As we have explained, it is a general principle that a party has no legal duty to control the conduct of a third person to prevent that person from causing harm to another. Aguila, 878 So.2d at 398. A duty to protect an unknown plaintiff from a third party's actions may arise, however, if the defendant is in actual or constructive control of (1) the instrumentality of the harm; (2) the premises upon which the tort is committed; or (3) the person who committed the tort. Id. Appellant cites Aguila and our citation to section 315 of the Restatement (Second) of Torts, which provides in part that "[t]he defining feature of the cases finding a special relationship under section 315(a) is that they all involve situations in which the defendant has a duty of care for the third party who caused the harm." Id. We explained that the defining feature for finding such a relationship under section 315(a) was that the cases involved situations in which the defendant had a duty to care for the third party who caused the harm. Id. Examples included a parent/child relationship, a school/student relationship, and a retirement home/mentally impaired resident relationship. Id. Here, Appellee did not control the gun, i.e., the instrumentality. As for where the tort was committed, Appellee had no control over the property on which the decedent was shot. Nor was there any special relationship alleged between Appellee and the shooter other than the shooter's location on its property.

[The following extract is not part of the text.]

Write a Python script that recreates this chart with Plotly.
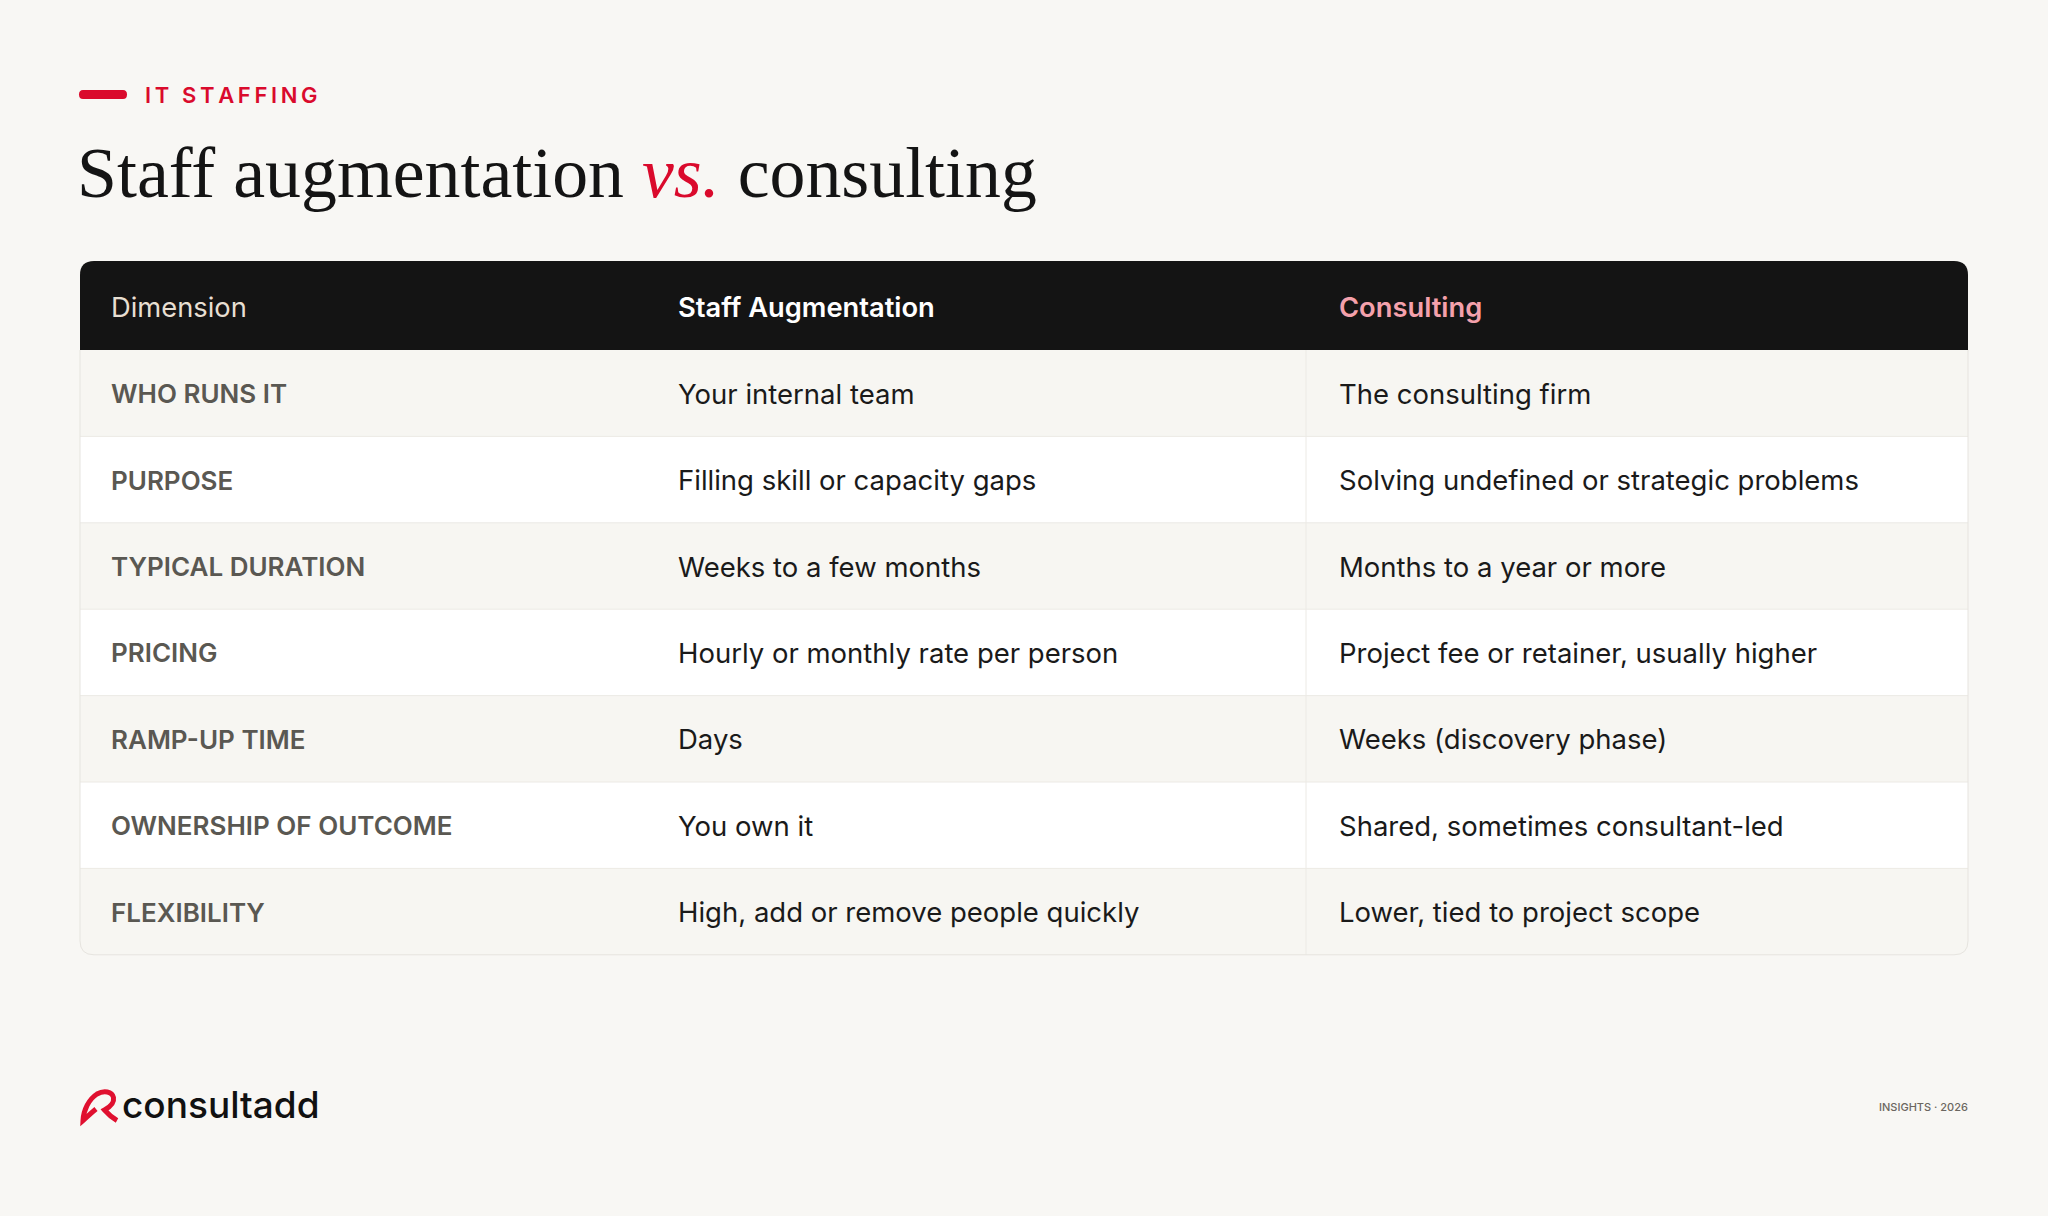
import plotly.graph_objects as go

# ---------------- data ----------------
eyebrow = "IT STAFFING"
title_left = "Staff augmentation"
title_mid = "vs."
title_right = "consulting"
headers = ["Dimension", "Staff Augmentation", "Consulting"]
dimensions = ["WHO RUNS IT", "PURPOSE", "TYPICAL DURATION", "PRICING",
              "RAMP-UP TIME", "OWNERSHIP OF OUTCOME", "FLEXIBILITY"]
staff_aug = ["Your internal team", "Filling skill or capacity gaps",
             "Weeks to a few months", "Hourly or monthly rate per person",
             "Days", "You own it", "High, add or remove people quickly"]
consulting = ["The consulting firm", "Solving undefined or strategic problems",
              "Months to a year or more", "Project fee or retainer, usually higher",
              "Weeks (discovery phase)", "Shared, sometimes consultant-led",
              "Lower, tied to project scope"]
brand = "consultadd"
footer_right = "INSIGHTS · 2026"

# ---------------- style / layout ----------------
W, H = 2048, 1216
BG = "#F8F7F4"
RED = "#DA0A2C"
SANS = "Inter, 'Noto Sans', sans-serif"
SERIF = "'Liberation Serif', 'DejaVu Serif', serif"

TL, TR = 80, 1968          # table left / right
HT, HB = 261, 350          # header top / bottom
ROW_H = 86.4
R = 14
col_x = [111, 678, 1339]
divider_x = 1306
TB = HB + ROW_H * len(dimensions)

def spaced(s, sep="\u2009"):
    return sep.join(list(s))

shapes = []
annotations = []

# header background with rounded top corners
shapes.append(dict(type="path", layer="below",
                   path=f"M {TL} {HB} L {TL} {HT+R} Q {TL} {HT} {TL+R} {HT} "
                        f"L {TR-R} {HT} Q {TR} {HT} {TR} {HT+R} L {TR} {HB} Z",
                   fillcolor="#141414", line=dict(width=0)))

# row backgrounds
for i in range(len(dimensions)):
    y0 = HB + i * ROW_H
    y1 = y0 + ROW_H
    fill = "#F7F6F2" if i % 2 == 0 else "#FFFFFF"
    if i == len(dimensions) - 1:
        path = (f"M {TL} {y0} L {TR} {y0} L {TR} {y1-R} Q {TR} {y1} {TR-R} {y1} "
                f"L {TL+R} {y1} Q {TL} {y1} {TL} {y1-R} Z")
        shapes.append(dict(type="path", layer="below", path=path,
                           fillcolor=fill, line=dict(width=0)))
    else:
        shapes.append(dict(type="rect", layer="below", x0=TL, x1=TR, y0=y0, y1=y1,
                           fillcolor=fill, line=dict(width=0)))
    if i > 0:
        shapes.append(dict(type="line", layer="below", x0=TL, x1=TR, y0=y0, y1=y0,
                           line=dict(color="#ECEAE5", width=1)))

# column divider
shapes.append(dict(type="line", layer="below", x0=divider_x, x1=divider_x, y0=HB, y1=TB,
                   line=dict(color="#ECEAE5", width=1)))

# outer border (sides + rounded bottom)
shapes.append(dict(type="path", layer="below",
                   path=f"M {TL} {HB} L {TL} {TB-R} Q {TL} {TB} {TL+R} {TB} "
                        f"L {TR-R} {TB} Q {TR} {TB} {TR} {TB-R} L {TR} {HB}",
                   line=dict(color="#E6E4DF", width=1)))

# eyebrow bar
shapes.append(dict(type="path", path="M 83 90 L 123 90 Q 127 90 127 94.5 Q 127 99 123 99 "
                                      "L 83 99 Q 79 99 79 94.5 Q 79 90 83 90 Z",
                   fillcolor=RED, line=dict(width=0)))

# logo swirl
shapes.append(dict(type="path",
                   path="M 96 1109 C 91 1113, 87 1117, 83 1120.5 "
                        "C 83.5 1110, 89 1099, 97 1094 "
                        "C 104 1090, 112 1091.5, 113.5 1097.5 "
                        "C 114.5 1103, 109 1107.5, 104.5 1110 "
                        "C 108.5 1114.5, 112.5 1118, 117 1120.5",
                   line=dict(color="#E0102F", width=5)))

def ann(x, y, text, size, color, family=SANS, weight=400, xanchor="left"):
    annotations.append(dict(x=x, y=y, xref="x", yref="y", text=text, showarrow=False,
                            xanchor=xanchor, yanchor="middle",
                            font=dict(family=family, size=size, color=color, weight=weight)))

ann(143, 95, spaced(eyebrow), 22, RED, weight=600)
ann(75, 173, f"{title_left} <i><span style='color:{RED}'>{title_mid}</span></i> {title_right}",
    71.8, "#141414", family=SERIF)

header_colors = ["#E7DFD2", "#FFFFFF", "#F4A1AC"]
header_weights = [400, 600, 600]
for j, h in enumerate(headers):
    ann(col_x[j] - 2, (HT + HB) / 2 + 1.5, h, 27.3, header_colors[j], weight=header_weights[j])

for i in range(len(dimensions)):
    yc = HB + (i + 0.5) * ROW_H + 0.5
    ann(col_x[0] - 2, yc, dimensions[i], 26, "#5A5852", weight=600)
    ann(col_x[1] - 2, yc, staff_aug[i], 27.5, "#1A1A1A")
    ann(col_x[2] - 2, yc, consulting[i], 27.5, "#1A1A1A")

ann(120, 1104, brand, 37, "#111111", weight=500)
ann(1970, 1107, footer_right, 11, "#6B6660", weight=500, xanchor="right")

fig = go.Figure()
fig.update_layout(
    width=W, height=H, margin=dict(l=0, r=0, t=0, b=0),
    paper_bgcolor=BG, plot_bgcolor=BG,
    xaxis=dict(range=[0, W], visible=False, fixedrange=True),
    yaxis=dict(range=[H, 0], visible=False, fixedrange=True),
    shapes=shapes, annotations=annotations, showlegend=False,
)
fig.write_html("out.html", config={"displayModeBar": False},
               post_script="document.body.style.margin='0';document.body.style.overflow='hidden';")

Appellant also cites Daly v. Denny's Inc., 694 So.2d 775 (Fla. 4th DCA 1997). However, as Appellee points out, Daly supports the trial court's ruling in this case. There, the appellant appealed an order granting a motion to dismiss filed by the defendant Capri Riviera Beach, Inc. Id. at 776. The Fourth District explained that the appellant exited a restaurant owned by the appellee and walked to her car in the parking lot. Id. Upon the appellant entering her vehicle, two unknown assailants, who had previously been loitering in the adjacent motel parking lot owned by Capri, walked up to her car; one man stood in front of her car while the other shot her in the neck. Id. The appellant alleged that prior to the incident, there had been numerous armed robberies, assaults, and other criminal acts committed on the Capri property. Id. She also alleged that Capri's property was not properly lighted, which enabled the unknown assailants to prey on innocent persons in the restaurant's parking lot. Id. Capri argued that it had no duty to protect the appellant because the act was committed by a third party and the appellant never entered its property. Id. In affirming, the Fourth District determined that because Capri did not own the weapon that injured the appellant, the tortious incident did not take place on its property, and it had no connection with the tortfeasors, it had no duty to protect the appellant from the assailants' actions. Id. at 777. It observed, "To hold that Capri owed a duty to [the appellant] in this case would mean that owners of not only just parking lots, but also vacant lots, would be required to take additional precautions, such as lighting and fencing, to prevent the criminal conduct of third persons." Id. It found no authority to extend the law of landowner liability that far. Id.; see also Competitive Softball Promotions, Inc. v. Ayub, 245 So.3d 893, 894-96 (Fla. 3d DCA 2018) (finding no evidence to suggest that the appellant exercised any control over the premises where the appellee was injured or that the appellant's conduct created the conditions that led to the incident at issue and agreeing with the appellant that it had no duty to the appellee).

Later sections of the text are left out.